* _Brief_: Extract the whole listing as it stands. Do not include the pictures.

* _Information supplied_:
------------------------------------------------------------------------
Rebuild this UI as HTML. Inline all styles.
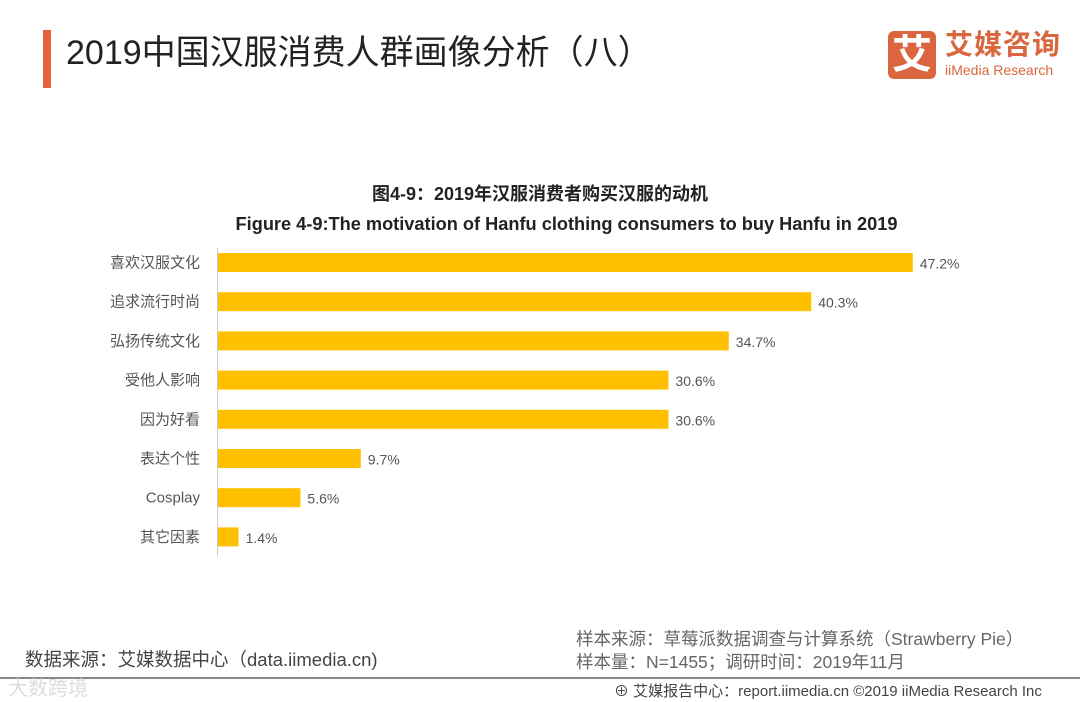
<!DOCTYPE html>
<html><head><meta charset="utf-8"><style>
body{margin:0;width:1080px;height:702px;background:#fff;font-family:"Liberation Sans","Noto Sans CJK SC",sans-serif;position:relative;overflow:hidden}
.a{position:absolute;white-space:nowrap}
</style></head><body>
<div class="a" style="left:43px;top:30px;width:8px;height:58px;background:#e8613c"></div>
<div class="a" style="left:66px;top:31px;font-size:34px;color:#222;line-height:44px">2019中国汉服消费人群画像分析（八）</div>
<div class="a" style="left:888px;top:31px;width:48px;height:48px;background:#d9663e;border-radius:6px;color:#fff;font-size:40px;line-height:48px;text-align:center;font-weight:bold">艾</div>
<div class="a" style="left:945px;top:28px;font-size:28px;color:#d9663e;font-weight:bold;line-height:34px;letter-spacing:1px">艾媒咨询</div>
<div class="a" style="left:945px;top:62px;font-size:14px;color:#d9663e;line-height:16px">iiMedia Research</div>
<div class="a" style="left:0;width:1080px;text-align:center;top:180px;font-size:18px;font-weight:bold;color:#222">图4-9：2019年汉服消费者购买汉服的动机</div>
<div class="a" style="left:0;width:1133px;text-align:center;top:214px;font-size:18.2px;font-weight:bold;color:#222">Figure 4-9:The motivation of Hanfu clothing consumers to buy Hanfu in 2019</div>
<svg class="a" style="left:0;top:0" width="1080" height="702">
<line x1="217.5" y1="248" x2="217.5" y2="556" stroke="#ccc"/>
<g id="g"></g></svg>
<div class="a" style="left:25px;top:646px;font-size:18.5px;color:#444">数据来源：艾媒数据中心（data.iimedia.cn)</div>
<div class="a" style="left:576px;top:626px;font-size:17.5px;color:#666">样本来源：草莓派数据调查与计算系统（Strawberry Pie）</div>
<div class="a" style="left:576px;top:649px;font-size:17.5px;color:#666">样本量：N=1455；调研时间：2019年11月</div>
<div class="a" style="left:0;top:677px;width:1080px;height:2px;background:#888"></div>
<div class="a" style="left:8px;top:672px;font-size:20px;color:#ddd">大数跨境</div>
<div class="a" style="left:614px;top:680px;font-size:15px;color:#444">⊕ 艾媒报告中心：report.iimedia.cn ©2019 iiMedia Research Inc</div>
<script>
const categories=["喜欢汉服文化","追求流行时尚","弘扬传统文化","受他人影响","因为好看","表达个性","Cosplay","其它因素"];
const values=[47.2,40.3,34.7,30.6,30.6,9.7,5.6,1.4];
const x=v=>218+v*14.72;
const y=i=>262.5+i*39.2;
const g=document.getElementById('g');const ns='http://www.w3.org/2000/svg';
categories.forEach((c,i)=>{
 const r=document.createElementNS(ns,'rect');
 
 
 r.setAttribute('x',218);r.setAttribute('y',y(i)-9.5);r.setAttribute('height',19);r.setAttribute('width',x(values[i])-218);r.setAttribute('fill','#ffc000');g.appendChild(r);
 const t=document.createElementNS(ns,'text');
 
 
 t.setAttribute('x',200);t.setAttribute('y',y(i)+5);t.setAttribute('text-anchor','end');t.setAttribute('font-size','15');t.setAttribute('fill','#555');t.textContent=c;g.appendChild(t);
 const l=document.createElementNS(ns,'text');
 
 
 l.setAttribute('x',x(values[i])+7);l.setAttribute('y',y(i)+6);l.setAttribute('font-size','14');l.setAttribute('fill','#555');l.textContent=values[i].toFixed(1)+'%';g.appendChild(l);
});
</script>
</body></html>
------------------------------------------------------------------------
* _Response_:
Rebuild this UI as HTML. Inline all styles.
<!DOCTYPE html>
<html><head><meta charset="utf-8"><style>
body{margin:0;width:1080px;height:702px;background:#fff;font-family:"Liberation Sans","Noto Sans CJK SC",sans-serif;position:relative;overflow:hidden}
.a{position:absolute;white-space:nowrap}
</style></head><body>
<div class="a" style="left:43px;top:30px;width:8px;height:58px;background:#e8613c"></div>
<div class="a" style="left:66px;top:31px;font-size:34px;color:#222;line-height:44px">2019中国汉服消费人群画像分析（八）</div>
<div class="a" style="left:888px;top:31px;width:48px;height:48px;background:#d9663e;border-radius:6px;color:#fff;font-size:40px;line-height:48px;text-align:center;font-weight:bold">艾</div>
<div class="a" style="left:945px;top:28px;font-size:28px;color:#d9663e;font-weight:bold;line-height:34px;letter-spacing:1px">艾媒咨询</div>
<div class="a" style="left:945px;top:62px;font-size:14px;color:#d9663e;line-height:16px">iiMedia Research</div>
<div class="a" style="left:0;width:1080px;text-align:center;top:180px;font-size:18px;font-weight:bold;color:#222">图4-9：2019年汉服消费者购买汉服的动机</div>
<div class="a" style="left:0;width:1133px;text-align:center;top:214px;font-size:18.2px;font-weight:bold;color:#222">Figure 4-9:The motivation of Hanfu clothing consumers to buy Hanfu in 2019</div>
<svg class="a" style="left:0;top:0" width="1080" height="702">
<line x1="217.5" y1="248" x2="217.5" y2="556" stroke="#ccc"/>
<g id="g"></g></svg>
<div class="a" style="left:25px;top:646px;font-size:18.5px;color:#444">数据来源：艾媒数据中心（data.iimedia.cn)</div>
<div class="a" style="left:576px;top:626px;font-size:17.5px;color:#666">样本来源：草莓派数据调查与计算系统（Strawberry Pie）</div>
<div class="a" style="left:576px;top:649px;font-size:17.5px;color:#666">样本量：N=1455；调研时间：2019年11月</div>
<div class="a" style="left:0;top:677px;width:1080px;height:2px;background:#888"></div>
<div class="a" style="left:8px;top:672px;font-size:20px;color:#ddd">大数跨境</div>
<div class="a" style="left:614px;top:680px;font-size:15px;color:#444">⊕ 艾媒报告中心：report.iimedia.cn ©2019 iiMedia Research Inc</div>
<script>
const categories=["喜欢汉服文化","追求流行时尚","弘扬传统文化","受他人影响","因为好看","表达个性","Cosplay","其它因素"];
const values=[47.2,40.3,34.7,30.6,30.6,9.7,5.6,1.4];
const x=v=>218+v*14.72;
const y=i=>262.5+i*39.2;
const g=document.getElementById('g');const ns='http://www.w3.org/2000/svg';
categories.forEach((c,i)=>{
 const r=document.createElementNS(ns,'rect');
 
 
 r.setAttribute('x',218);r.setAttribute('y',y(i)-9.5);r.setAttribute('height',19);r.setAttribute('width',x(values[i])-218);r.setAttribute('fill','#ffc000');g.appendChild(r);
 const t=document.createElementNS(ns,'text');
 
 
 t.setAttribute('x',200);t.setAttribute('y',y(i)+5);t.setAttribute('text-anchor','end');t.setAttribute('font-size','15');t.setAttribute('fill','#555');t.textContent=c;g.appendChild(t);
 const l=document.createElementNS(ns,'text');
 
 
 l.setAttribute('x',x(values[i])+7);l.setAttribute('y',y(i)+6);l.setAttribute('font-size','14');l.setAttribute('fill','#555');l.textContent=values[i].toFixed(1)+'%';g.appendChild(l);
});
</script>
</body></html>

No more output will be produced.